Z kolei zaskakujący wynik głosowania w Sejmie nad immunitetem posła Mariusza Kamińskiego potwierdza, że nikt nie jest bez grzechu wobec Boga i bez winy wobec cara. Za utrzymaniem immunitetu posłowi Kamińskiemu głosowali nie tylko posłowie Prawa i Sprawiedliwości, ale również – posłowie Platformy Obywatelskiej, Sojuszu Lewicy Demokratycznej, a nawet – dziwnie osobliwej trzódki biłgorajskiego filozofa, który najwyraźniej goni w piętkę.  Już tam oni dobrze wiedzą, dlaczego tak głosowali! Jak to mówiła Pani, która zabiła Pana? „Ach, pójdę aż do piekła, byleby moja zbrodnię wieczysta noc powlekła!” Dopiero w takich sytuacjach możemy się domyślić, ileż to łajdactw muszą mieć na sumieniu nasi Umiłowani Przywódcy. Myślę, że bez obawy przesady można powiedzieć, iż Sejm stanowi jedna z najgroźniejszych organizacji przestępczych, bo korumpuje praworządność, a już święty Tomasz z Akwinu zauważył, że „corruptio optimi pessima”, co się wykłada, że zepsucie najlepszego jest najgorsze. Zresztą tradycja podejrzeń polityków o wszelkie możliwe łajdactwa ma u nas starą i pewnie dobrze uzasadnioną tradycję. Kiedy we Francji umarł tamtejszy premier Arystydes Briand, pewien warszawski fryzjer skomentował to słowami: „nakradł się, nakradł i umarł!” Tymczasem żaden z posłów głosujących nad immunitetem posła Mariusza Kamińskiego przecież nie umarł, a to oznacza, że żaden nie powiedział jeszcze ostatniego słowa.
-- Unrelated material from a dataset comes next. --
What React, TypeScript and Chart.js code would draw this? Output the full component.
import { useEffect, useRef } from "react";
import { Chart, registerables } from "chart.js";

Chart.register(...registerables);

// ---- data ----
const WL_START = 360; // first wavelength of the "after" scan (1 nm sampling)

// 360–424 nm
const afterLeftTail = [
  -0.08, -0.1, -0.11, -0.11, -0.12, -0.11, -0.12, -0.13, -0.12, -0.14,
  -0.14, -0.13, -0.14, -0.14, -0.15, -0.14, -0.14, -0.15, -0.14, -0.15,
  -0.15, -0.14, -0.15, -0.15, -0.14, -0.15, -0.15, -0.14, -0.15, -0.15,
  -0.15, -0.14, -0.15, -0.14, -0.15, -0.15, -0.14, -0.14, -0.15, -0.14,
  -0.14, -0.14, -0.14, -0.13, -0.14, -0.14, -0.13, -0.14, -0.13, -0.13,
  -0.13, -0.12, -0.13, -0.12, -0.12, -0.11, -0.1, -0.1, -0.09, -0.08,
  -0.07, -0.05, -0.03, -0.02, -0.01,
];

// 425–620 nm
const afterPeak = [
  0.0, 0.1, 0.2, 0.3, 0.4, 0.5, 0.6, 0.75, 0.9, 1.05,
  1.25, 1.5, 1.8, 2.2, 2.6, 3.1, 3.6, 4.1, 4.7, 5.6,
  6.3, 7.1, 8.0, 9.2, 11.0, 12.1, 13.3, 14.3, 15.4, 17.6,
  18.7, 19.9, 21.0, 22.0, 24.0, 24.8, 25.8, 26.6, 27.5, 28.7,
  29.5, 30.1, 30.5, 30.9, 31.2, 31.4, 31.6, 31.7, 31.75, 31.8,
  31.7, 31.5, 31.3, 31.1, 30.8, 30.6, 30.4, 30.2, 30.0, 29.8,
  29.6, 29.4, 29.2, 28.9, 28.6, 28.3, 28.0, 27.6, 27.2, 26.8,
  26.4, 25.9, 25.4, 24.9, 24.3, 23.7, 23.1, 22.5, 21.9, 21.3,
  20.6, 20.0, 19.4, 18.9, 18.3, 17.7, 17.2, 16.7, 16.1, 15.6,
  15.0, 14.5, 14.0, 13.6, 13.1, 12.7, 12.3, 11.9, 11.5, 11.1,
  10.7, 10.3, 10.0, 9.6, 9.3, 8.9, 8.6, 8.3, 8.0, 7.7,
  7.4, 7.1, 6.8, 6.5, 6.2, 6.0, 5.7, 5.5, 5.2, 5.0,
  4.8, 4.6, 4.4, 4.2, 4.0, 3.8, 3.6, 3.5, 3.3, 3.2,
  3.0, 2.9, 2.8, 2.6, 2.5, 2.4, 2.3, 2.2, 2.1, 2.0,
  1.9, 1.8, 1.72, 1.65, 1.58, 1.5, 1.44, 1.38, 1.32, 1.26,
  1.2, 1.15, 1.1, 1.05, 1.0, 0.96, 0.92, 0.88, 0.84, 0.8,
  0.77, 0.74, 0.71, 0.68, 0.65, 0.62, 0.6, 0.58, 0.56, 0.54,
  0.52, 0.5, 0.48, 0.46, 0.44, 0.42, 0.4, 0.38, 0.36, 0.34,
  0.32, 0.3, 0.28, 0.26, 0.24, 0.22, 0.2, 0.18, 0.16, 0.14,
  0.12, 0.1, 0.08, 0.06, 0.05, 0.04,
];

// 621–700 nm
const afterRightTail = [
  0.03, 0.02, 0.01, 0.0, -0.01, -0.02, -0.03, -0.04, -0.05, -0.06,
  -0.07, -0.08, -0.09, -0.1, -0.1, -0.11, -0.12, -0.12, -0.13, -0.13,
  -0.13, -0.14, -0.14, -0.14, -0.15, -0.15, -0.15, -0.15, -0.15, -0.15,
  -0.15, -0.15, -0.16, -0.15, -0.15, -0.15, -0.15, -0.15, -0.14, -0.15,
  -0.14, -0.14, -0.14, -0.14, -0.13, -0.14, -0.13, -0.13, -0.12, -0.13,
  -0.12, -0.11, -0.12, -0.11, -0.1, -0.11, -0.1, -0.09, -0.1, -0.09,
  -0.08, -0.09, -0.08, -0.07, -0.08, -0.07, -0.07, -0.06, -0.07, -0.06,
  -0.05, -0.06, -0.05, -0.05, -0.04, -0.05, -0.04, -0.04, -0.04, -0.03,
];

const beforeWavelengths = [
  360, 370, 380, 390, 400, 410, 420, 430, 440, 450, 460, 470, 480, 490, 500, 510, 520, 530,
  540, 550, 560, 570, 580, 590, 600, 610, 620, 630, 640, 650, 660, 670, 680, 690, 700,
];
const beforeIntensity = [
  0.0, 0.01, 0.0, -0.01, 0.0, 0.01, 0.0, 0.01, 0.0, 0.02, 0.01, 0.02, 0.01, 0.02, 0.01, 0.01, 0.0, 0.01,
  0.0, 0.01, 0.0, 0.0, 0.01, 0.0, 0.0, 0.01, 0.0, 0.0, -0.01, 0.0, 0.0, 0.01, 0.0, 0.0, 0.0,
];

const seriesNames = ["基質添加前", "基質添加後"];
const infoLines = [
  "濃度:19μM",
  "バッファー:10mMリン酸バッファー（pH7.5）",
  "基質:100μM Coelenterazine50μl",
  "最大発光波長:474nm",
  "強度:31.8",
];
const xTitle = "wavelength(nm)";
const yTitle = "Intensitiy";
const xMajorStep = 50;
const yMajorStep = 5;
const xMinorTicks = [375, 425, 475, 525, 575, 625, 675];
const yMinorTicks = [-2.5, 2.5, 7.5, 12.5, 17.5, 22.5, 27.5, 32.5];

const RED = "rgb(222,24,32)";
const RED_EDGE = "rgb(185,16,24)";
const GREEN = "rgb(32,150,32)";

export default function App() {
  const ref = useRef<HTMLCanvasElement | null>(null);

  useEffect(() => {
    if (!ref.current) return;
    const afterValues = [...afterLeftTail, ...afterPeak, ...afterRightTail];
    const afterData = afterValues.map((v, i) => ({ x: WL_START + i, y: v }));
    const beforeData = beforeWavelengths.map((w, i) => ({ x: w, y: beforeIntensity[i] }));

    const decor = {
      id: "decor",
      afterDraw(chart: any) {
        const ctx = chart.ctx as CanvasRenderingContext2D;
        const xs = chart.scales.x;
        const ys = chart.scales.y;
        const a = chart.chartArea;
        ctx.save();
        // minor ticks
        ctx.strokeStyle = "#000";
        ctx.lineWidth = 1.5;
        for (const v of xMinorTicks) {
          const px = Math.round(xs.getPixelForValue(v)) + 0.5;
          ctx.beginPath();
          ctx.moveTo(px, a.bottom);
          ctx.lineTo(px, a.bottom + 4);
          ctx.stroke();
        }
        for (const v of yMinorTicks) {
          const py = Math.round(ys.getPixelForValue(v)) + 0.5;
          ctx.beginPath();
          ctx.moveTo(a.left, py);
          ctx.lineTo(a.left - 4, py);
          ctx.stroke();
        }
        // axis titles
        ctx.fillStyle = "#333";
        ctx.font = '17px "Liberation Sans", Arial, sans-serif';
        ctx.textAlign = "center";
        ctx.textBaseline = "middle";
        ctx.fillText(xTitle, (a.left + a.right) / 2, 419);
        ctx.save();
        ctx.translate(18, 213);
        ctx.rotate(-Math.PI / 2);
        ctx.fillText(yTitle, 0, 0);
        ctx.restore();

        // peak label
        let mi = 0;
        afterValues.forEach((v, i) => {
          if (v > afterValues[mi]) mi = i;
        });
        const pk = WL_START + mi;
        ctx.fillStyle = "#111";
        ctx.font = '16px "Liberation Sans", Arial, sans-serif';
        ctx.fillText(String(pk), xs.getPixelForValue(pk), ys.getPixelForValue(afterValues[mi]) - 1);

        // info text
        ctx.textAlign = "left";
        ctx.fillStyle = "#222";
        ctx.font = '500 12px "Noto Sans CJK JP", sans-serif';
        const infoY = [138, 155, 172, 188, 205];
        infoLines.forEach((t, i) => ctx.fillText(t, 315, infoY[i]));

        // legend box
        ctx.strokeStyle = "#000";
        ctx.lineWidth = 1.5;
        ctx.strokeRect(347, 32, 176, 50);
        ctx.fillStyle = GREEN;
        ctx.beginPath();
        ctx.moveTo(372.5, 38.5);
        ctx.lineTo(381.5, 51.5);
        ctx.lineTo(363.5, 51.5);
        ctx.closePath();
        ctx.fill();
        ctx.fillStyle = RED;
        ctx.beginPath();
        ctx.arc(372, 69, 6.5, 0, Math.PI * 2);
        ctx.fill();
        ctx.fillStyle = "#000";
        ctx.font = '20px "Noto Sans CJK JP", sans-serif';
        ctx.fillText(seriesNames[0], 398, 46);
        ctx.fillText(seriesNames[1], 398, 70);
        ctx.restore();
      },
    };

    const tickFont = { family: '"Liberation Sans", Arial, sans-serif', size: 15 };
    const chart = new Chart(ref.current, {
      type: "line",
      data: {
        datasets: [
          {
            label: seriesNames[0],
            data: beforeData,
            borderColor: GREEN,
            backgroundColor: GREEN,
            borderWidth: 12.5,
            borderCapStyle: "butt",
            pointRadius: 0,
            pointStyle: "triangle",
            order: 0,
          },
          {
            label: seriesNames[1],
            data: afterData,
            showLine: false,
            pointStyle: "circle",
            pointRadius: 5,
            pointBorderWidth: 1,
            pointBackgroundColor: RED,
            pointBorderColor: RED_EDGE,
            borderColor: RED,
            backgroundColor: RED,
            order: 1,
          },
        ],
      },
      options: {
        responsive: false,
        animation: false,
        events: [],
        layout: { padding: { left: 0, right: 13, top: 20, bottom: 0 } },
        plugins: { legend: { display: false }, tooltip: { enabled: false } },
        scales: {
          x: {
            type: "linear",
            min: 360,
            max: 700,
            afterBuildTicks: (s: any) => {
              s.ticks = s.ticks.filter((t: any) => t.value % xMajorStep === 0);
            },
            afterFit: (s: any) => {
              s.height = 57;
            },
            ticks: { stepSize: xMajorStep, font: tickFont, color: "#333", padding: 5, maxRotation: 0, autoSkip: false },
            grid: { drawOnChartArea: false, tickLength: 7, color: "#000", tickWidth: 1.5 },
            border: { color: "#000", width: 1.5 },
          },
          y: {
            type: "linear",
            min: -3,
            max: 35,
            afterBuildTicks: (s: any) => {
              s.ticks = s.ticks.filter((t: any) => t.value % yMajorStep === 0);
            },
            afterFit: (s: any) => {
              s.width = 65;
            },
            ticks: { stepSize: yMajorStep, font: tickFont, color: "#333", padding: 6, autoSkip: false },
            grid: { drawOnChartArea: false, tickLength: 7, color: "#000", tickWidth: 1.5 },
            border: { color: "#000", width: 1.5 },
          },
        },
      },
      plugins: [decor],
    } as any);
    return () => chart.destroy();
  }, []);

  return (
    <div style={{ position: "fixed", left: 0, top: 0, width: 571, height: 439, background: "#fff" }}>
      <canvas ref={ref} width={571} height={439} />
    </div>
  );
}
Ale kiedy tak funkcjonariusze poprzebierani za dziennikarzy niezależnych mediów głównego nurtu mielą ozorami na temat pana profesora Chazana i glosowania w Sejmie nad immunitetem posła Kamińskiego – żaden z nich nawet nie piśnie o wypowiedzi, jakiej udzielił niedawno izraelskiej gazecie „Times of Israel” pan Sebastian Rejak, piastujący w Ministerstwie Spraw Zagranicznych operetkowe stanowisko ambasadora do spraw kontaktów z diasporą żydowską, które w swoim czasie stworzył Władysław Bartoszewski. Otóż pan Rejak ujawnił, że Polska będzie wypłacała emerytury Żydom „ocalałym z holokaustu” w wysokości co najmniej 100 euro  miesięcznie. Strona żydowska szacuje, że w Izraelu mieszka co najmniej 50 tysięcy pretendentów, ale jestem pewien, że jak ta informacja się rozejdzie, to liczba „ocalałych” wzrośnie, kto wie, czy nie wielokrotnie? Ale jeśli nawet by nie wzrosła, to oznacza, że Polska będzie wypłacała izraelskim Żydom co najmniej 260 milionów złotych rocznie! Ładny interes!